Overnight is an experiment with the minimalism rock was once synonymous with. Heat, a Montreal based rock band, has made their effort at bringing it back. 

With only nine tracks on the album, which together make up 36 minutes of music, Heat has created a trimmed vision of what they want to be and more importantly what they are. Within moments, each song from Overnight will remind the listener of the synth classics of the ‘80s, only to then perfectly demonstrate the changes indie rock has brought in a post-‘90s world. It feels like the album from 20 years back. Or was it only three?

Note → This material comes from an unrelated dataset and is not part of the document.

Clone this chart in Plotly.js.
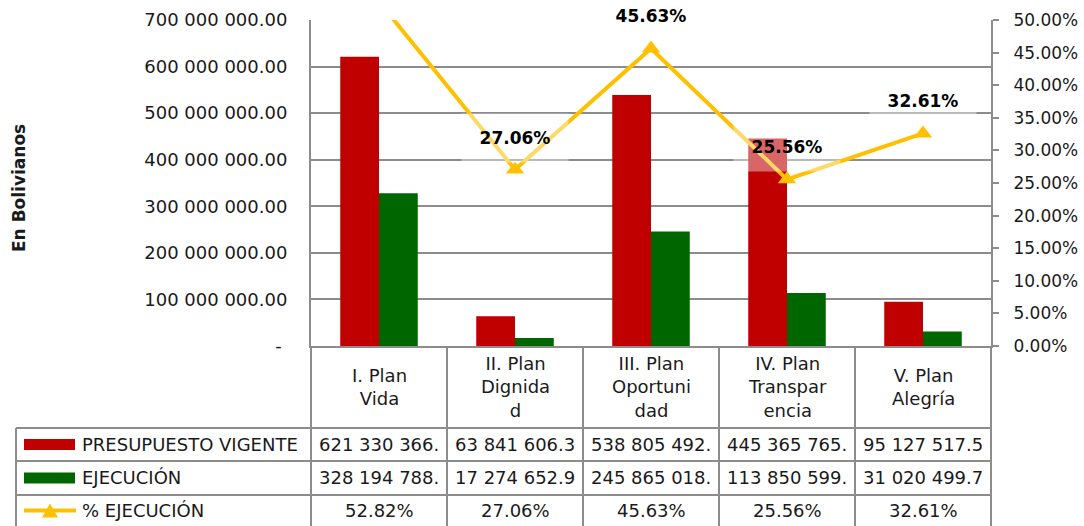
<!DOCTYPE html>
<html>
<head>
<meta charset="utf-8">
<script src="https://cdn.plot.ly/plotly-3.0.1.min.js"></script>
<style>
  html, body { margin: 0; padding: 0; background: #ffffff; }
  #chart { width: 1084px; height: 526px; }
</style>
</head>
<body>
<div id="chart"></div>
<script>
// ---------- DATA ----------
const categories = ['I. Plan Vida', 'II. Plan Dignidad', 'III. Plan Oportunidad', 'IV. Plan Transparencia', 'V. Plan Alegría'];
const headerLabels = ['I. Plan<br>Vida', 'II. Plan<br>Dignida<br>d', 'III. Plan<br>Oportuni<br>dad', 'IV. Plan<br>Transpar<br>encia', 'V. Plan<br>Alegría'];
const presupuesto = [621330366, 63841606.3, 538805492, 445365765, 95127517.5];
const ejecucion = [328194788, 17274652.9, 245865018, 113850599, 31020499.7];
const pctEjecucion = [52.82, 27.06, 45.63, 25.56, 32.61];
const presupuestoText = ['621 330 366.', '63 841 606.3', '538 805 492.', '445 365 765.', '95 127 517.5'];
const ejecucionText = ['328 194 788.', '17 274 652.9', '245 865 018.', '113 850 599.', '31 020 499.7'];
const seriesNames = ['PRESUPUESTO VIGENTE', 'EJECUCIÓN', '% EJECUCIÓN'];
const leftTickVals = [0, 100000000, 200000000, 300000000, 400000000, 500000000, 600000000, 700000000];
const leftTickText = ['-\u00a0', '100 000 000.00', '200 000 000.00', '300 000 000.00', '400 000 000.00', '500 000 000.00', '600 000 000.00', '700 000 000.00'];
const rightTickVals = [0, 5, 10, 15, 20, 25, 30, 35, 40, 45, 50];
const rightTickText = ['0.00%', '5.00%', '10.00%', '15.00%', '20.00%', '25.00%', '30.00%', '35.00%', '40.00%', '45.00%', '50.00%'];
const yTitle = 'En Bolivianos';

// ---------- STYLE ----------
const RED = '#C00000', GREEN = '#006600', GOLD = '#FFC000', GRID = '#8c8c8c', TXT = '#1a1a1a';
const FONT = 'DejaVu Sans, Arial, sans-serif';
const W = 1084, H = 526;
const M = {l: 311, r: 93, t: 20, b: 180};
const PW = W - M.l - M.r, PH = H - M.t - M.b;
const px = p => (p - M.l) / PW;          // pixel x -> paper
const py = p => (M.t + PH - p) / PH;      // pixel y -> paper

const traces = [
  {type: 'bar', name: seriesNames[0], x: categories, y: presupuesto, marker: {color: RED}, hoverinfo: 'skip'},
  {type: 'bar', name: seriesNames[1], x: categories, y: ejecucion, marker: {color: GREEN}, hoverinfo: 'skip'},
  {type: 'scatter', name: seriesNames[2], x: categories, y: pctEjecucion, yaxis: 'y2', mode: 'lines+markers',
   line: {color: GOLD, width: 4}, marker: {symbol: 'triangle-up', size: 16, color: GOLD}, hoverinfo: 'skip'}
];

const annotations = [];
const shapes = [];

// y-axis title
annotations.push({xref: 'paper', yref: 'paper', x: px(19), y: py(188), text: '<b>' + yTitle + '</b>',
  textangle: -90, showarrow: false, xanchor: 'center', yanchor: 'middle', font: {family: FONT, size: 17, color: TXT}});

// data labels for the % line (only those within the axis range)
const y2max = rightTickVals[rightTickVals.length - 1];
pctEjecucion.forEach((v, i) => {
  if (v <= y2max) {
    annotations.push({xref: 'x', yref: 'y2', x: categories[i], y: v, yshift: 32, text: '<b>' + v.toFixed(2) + '%</b>',
      showarrow: false, xanchor: 'center', yanchor: 'middle', width: 106, height: 48, borderpad: 0,
      bgcolor: 'rgba(255,255,255,0.4)', font: {family: FONT, size: 17, color: '#000'}});
  }
});

// table rows
const rowHeaderY = 387, rowY = [444.5, 478, 510.5];
const rowTexts = [presupuestoText, ejecucionText, pctEjecucion.map(v => v.toFixed(2) + '%')];
categories.forEach((c, i) => {
  annotations.push({xref: 'x', yref: 'paper', x: c, y: py(rowHeaderY), text: headerLabels[i], showarrow: false,
    xanchor: 'center', yanchor: 'middle', align: 'center', font: {family: FONT, size: 18, color: TXT}});
  rowTexts.forEach((arr, r) => {
    annotations.push({xref: 'x', yref: 'paper', x: c, y: py(rowY[r]), text: arr[i], showarrow: false,
      xanchor: 'center', yanchor: 'middle', font: {family: FONT, size: 18, color: TXT}});
  });
});
seriesNames.forEach((n, r) => {
  annotations.push({xref: 'paper', yref: 'paper', x: px(80), y: py(rowY[r]), text: n, showarrow: false,
    xanchor: 'left', yanchor: 'middle', font: {family: FONT, size: 18, color: TXT}});
});

// table grid lines
const lineStyle = {color: GRID, width: 2};
const tableBottom = 530;
for (let i = 0; i <= categories.length; i++) {
  const xp = i / categories.length;
  shapes.push({type: 'line', xref: 'paper', yref: 'paper', x0: xp, x1: xp, y0: py(M.t + PH), y1: py(tableBottom), line: lineStyle});
}
shapes.push({type: 'line', xref: 'paper', yref: 'paper', x0: px(16), x1: px(16), y0: py(428), y1: py(tableBottom), line: lineStyle});
[428, 461, 495].forEach(yy => {
  shapes.push({type: 'line', xref: 'paper', yref: 'paper', x0: px(16), x1: 1, y0: py(yy), y1: py(yy), line: lineStyle});
});

// legend keys in the table
shapes.push({type: 'rect', xref: 'paper', yref: 'paper', x0: px(24), x1: px(75), y0: py(rowY[0] + 5.5), y1: py(rowY[0] - 5.5), fillcolor: RED, line: {width: 0}});
shapes.push({type: 'rect', xref: 'paper', yref: 'paper', x0: px(24), x1: px(75), y0: py(rowY[1] + 5.5), y1: py(rowY[1] - 5.5), fillcolor: GREEN, line: {width: 0}});
shapes.push({type: 'line', xref: 'paper', yref: 'paper', x0: px(24), x1: px(76), y0: py(rowY[2]), y1: py(rowY[2]), line: {color: GOLD, width: 4}});
shapes.push({type: 'path', xref: 'paper', yref: 'paper',
  path: 'M ' + px(42) + ' ' + py(rowY[2] + 7) + ' L ' + px(58) + ' ' + py(rowY[2] + 7) + ' L ' + px(50) + ' ' + py(rowY[2] - 7) + ' Z',
  fillcolor: GOLD, line: {width: 0}});

const layout = {
  width: W, height: H,
  margin: M,
  paper_bgcolor: '#ffffff', plot_bgcolor: '#ffffff',
  showlegend: false,
  barmode: 'group', bargap: 0.43, bargroupgap: 0,
  font: {family: FONT, size: 18, color: TXT},
  xaxis: {type: 'category', showticklabels: false, showgrid: false, zeroline: false,
    showline: true, linecolor: GRID, linewidth: 2, ticks: '', fixedrange: true},
  yaxis: {range: [0, 700000000], tickvals: leftTickVals, ticktext: leftTickText, showgrid: true, gridcolor: GRID, gridwidth: 2,
    zeroline: false, showline: true, linecolor: GRID, linewidth: 2, ticks: '', ticklabelstandoff: 18,
    tickfont: {family: FONT, size: 18, color: TXT}, fixedrange: true},
  yaxis2: {overlaying: 'y', side: 'right', range: [0, 50], tickvals: rightTickVals, ticktext: rightTickText,
    showgrid: false, zeroline: false, showline: true, linecolor: GRID, linewidth: 2,
    ticks: 'outside', ticklen: 6, tickwidth: 2, tickcolor: GRID, ticklabelstandoff: 11,
    tickfont: {family: FONT, size: 17, color: TXT}, fixedrange: true},
  annotations: annotations,
  shapes: shapes
};

Plotly.newPlot('chart', traces, layout, {staticPlot: true, displayModeBar: false});
</script>
</body>
</html>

The vocals on Overnight are not smooth. They blatantly deny the clean sound most 21 st century musicians have gone for. Heat uses this to their advantage on songs like “Lush” and “City Limits”, where the rough vocals seem to only add to the character. Heat makes a good effort to make it sound like they’re working for their songs. Overnight, despite its shorter song list, feels like it took a real effort to forge.

Perhaps the best feature on this album is the workhouse guitar and bass work. It’s not a talent show of strange twists and tricks, but rather a collection of well-played essentials. This is the backbone that this album, and any other rock album for that matter, needs to succeed. These set skills are best shown in, “Sometimes” and once again, “City Limits”, which could easily win best song off the album.

This is not to say that the album is perfect, that there’s nothing for Heat to work on. Overnight is the start of something, something that could grow into that irresistible album audiences are always searching for.

Heat’s Overnight is fun and compact; a classic feel in a new shell.  Whether it’s the subtle hype of “Cold Hard Morning Light” or the somber jam of “Rose De Lima”, Overnight is a diverse showing of musical force that promises more. A young band with a mixed bag of tools to work with, Heat far from fails to show people that they have something to bring to the table. Something that brings both fun and change in an industry that doesn’t always put the two together.